Understanding the Contra Proferentem Rule

The contra proferentem rule, derived from Latin meaning “against the offeror,” is a doctrine of contractual interpretation that resolves ambiguities in a contract against the party who drafted the document or proposed the ambiguous term (Beatson et al., 2016). This principle is grounded in the notion that the drafting party bears the responsibility for any lack of clarity, as they had the opportunity to ensure precision in the wording. Typically, it applies in situations involving standard form contracts or where one party holds a dominant position, such as in insurance or consumer contracts. While the rule promotes fairness, its application is not without scrutiny, as courts often balance it against the need to uphold the overall intention of the parties involved.

Application in Key Cases

One prominent case demonstrating the contra proferentem rule is Houghton v Trafalgar Insurance Co Ltd [1954] 1 QB 247. In this case, an insurance policy excluded liability for accidents occurring while the vehicle carried an excessive load. The ambiguity arose over the term “load,” which the claimant argued referred only to goods, not passengers. The Court of Appeal applied the contra proferentem rule, interpreting the term against the insurer who drafted the policy, and ruled in favour of the claimant. This case underscores the rule’s role in protecting policyholders from ambiguous exclusions in standard form contracts (Poole, 2016).

Another significant case is Investors Compensation Scheme Ltd v West Bromwich Building Society [1998] 1 WLR 896, where the House of Lords addressed ambiguity in a contractual clause regarding compensation claims. While the court adopted a contextual approach to interpretation, as articulated by Lord Hoffmann, the contra proferentem rule was considered as a secondary tool where ambiguity persisted. Indeed, this case highlights a shift in judicial approach, suggesting that the rule may be less frequently applied in modern contexts where courts prioritise commercial common sense over strict linguistic interpretation (McKendrick, 2020). Arguably, this indicates a limitation of the rule in complex financial contracts.

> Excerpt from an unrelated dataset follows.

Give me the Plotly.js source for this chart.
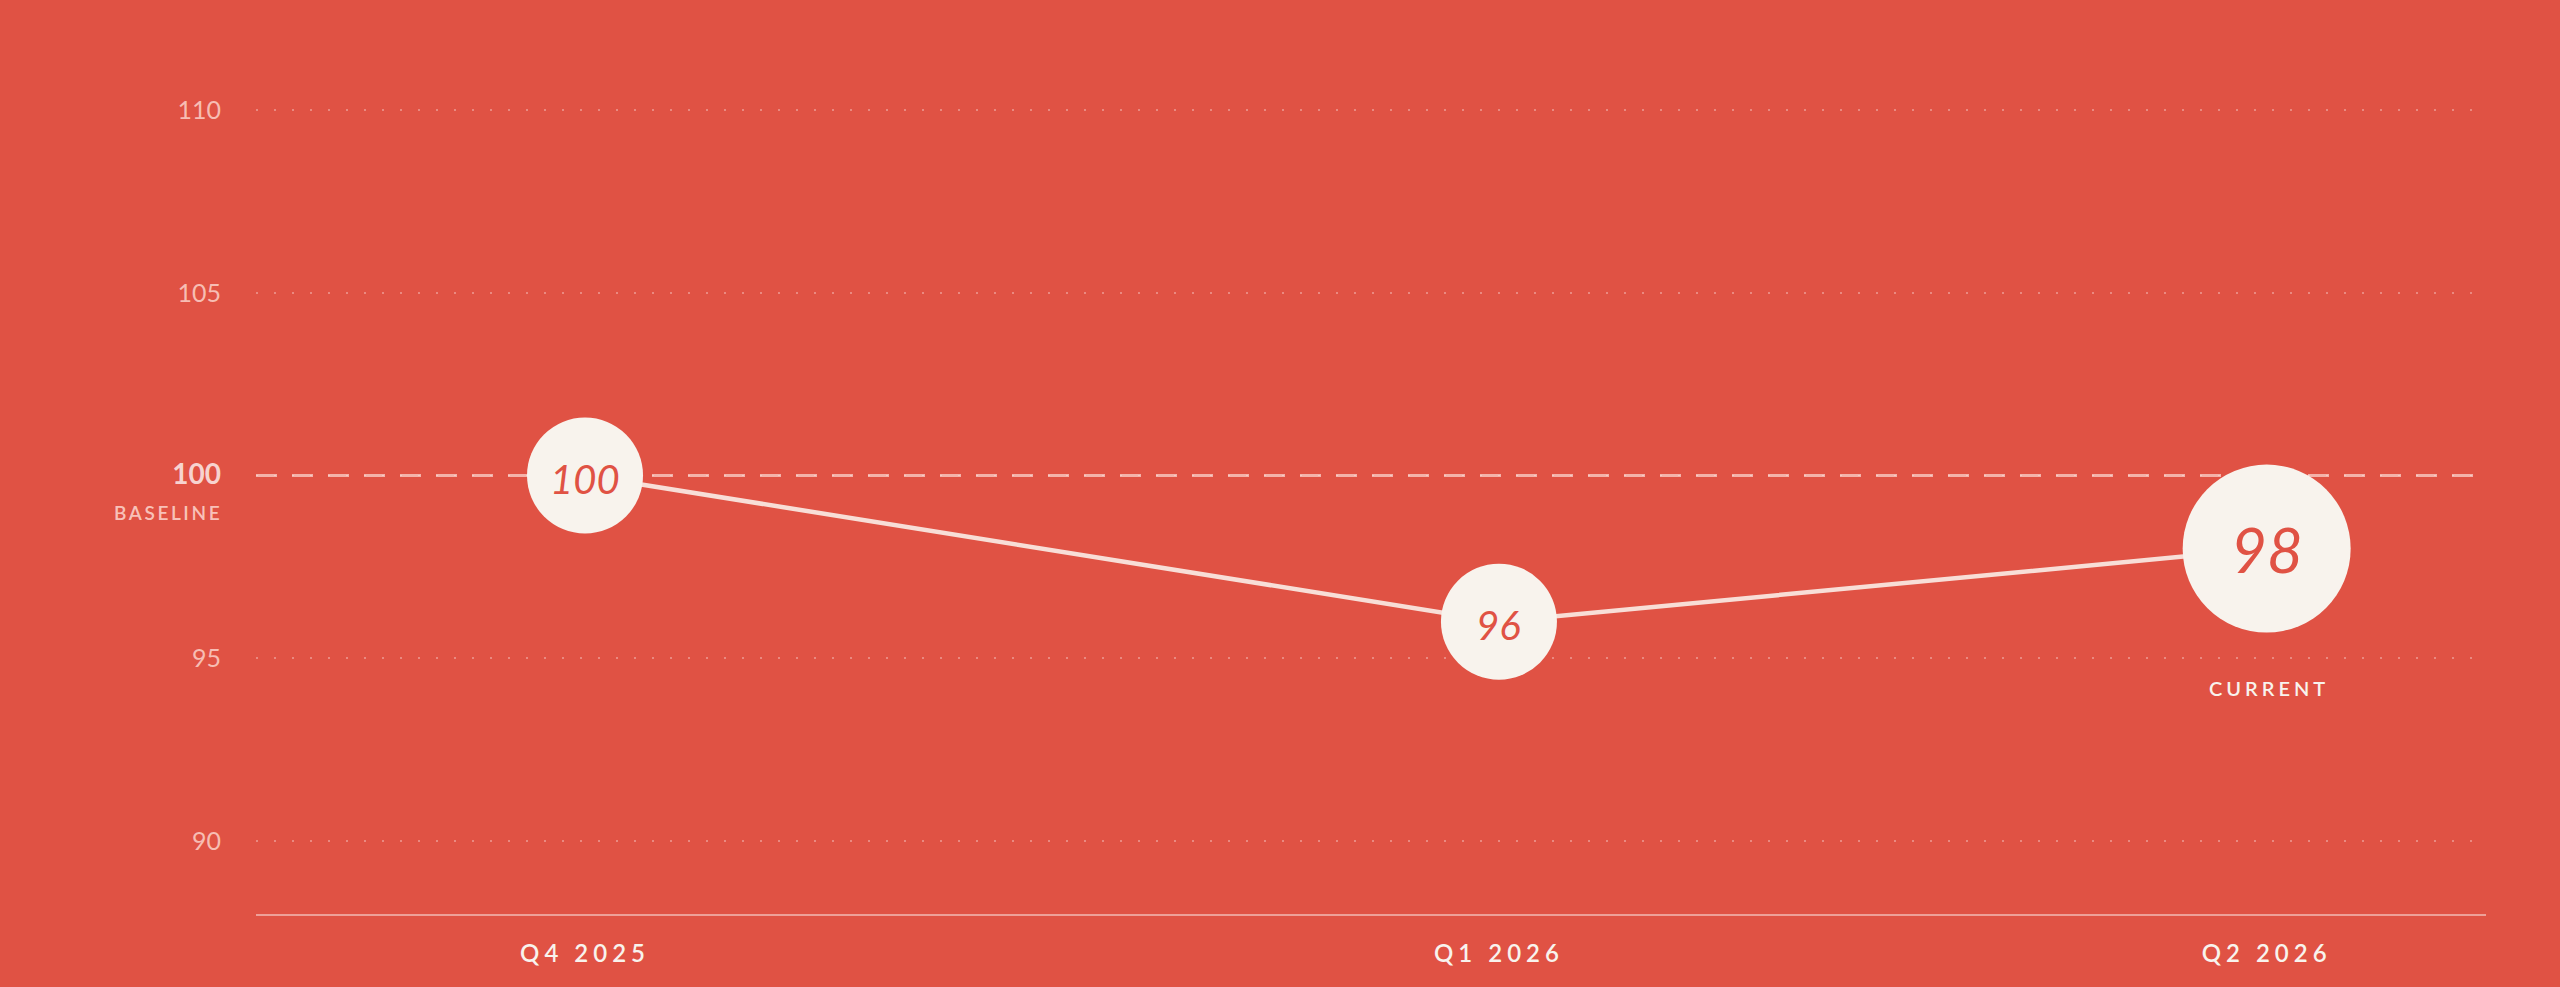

Limitations and Modern Relevance

Despite its protective intent, the contra proferentem rule has faced criticism for potentially undermining the mutual intentions of contracting parties. In cases involving sophisticated commercial entities, courts may be reluctant to apply the rule if both parties had equal access to legal advice, as seen in Persimmon Homes Ltd v Ove Arup & Partners Ltd [2017] EWCA Civ 373. Furthermore, the rule’s relevance has arguably diminished with the rise of statutory protections like the Unfair Contract Terms Act 1977, which offers alternative mechanisms for addressing unfair terms (Beatson et al., 2016). Nevertheless, the rule remains a vital interpretive tool in consumer contracts, ensuring that vulnerable parties are not disadvantaged by unclear drafting.

Conclusion

In conclusion, the contra proferentem rule plays a critical role in UK contract law by safeguarding against the exploitation of ambiguous terms, as evidenced in cases like Houghton v Trafalgar Insurance Co Ltd. However, its application is not without limitations, particularly in modern commercial contexts where courts may prioritise contextual interpretation over strict application of the rule, as seen in Investors Compensation Scheme Ltd v West Bromwich Building Society. This balance reflects the evolving nature of contractual interpretation, where fairness must be weighed against commercial practicality. Ultimately, while the rule remains relevant, especially in consumer protection, its scope may continue to be shaped by judicial discretion and statutory developments. The principle thus serves as a reminder of the importance of clarity in drafting, with broader implications for ensuring equitable contractual relationships.

References

  • Beatson, J., Burrows, A., and Cartwright, J. (2016) Anson’s Law of Contract. 30th edn. Oxford: Oxford University Press.
  • McKendrick, E. (2020) Contract Law: Text, Cases, and Materials. 9th edn. Oxford: Oxford University Press.
  • Poole, J. (2016) Textbook on Contract Law. 13th edn. Oxford: Oxford University Press.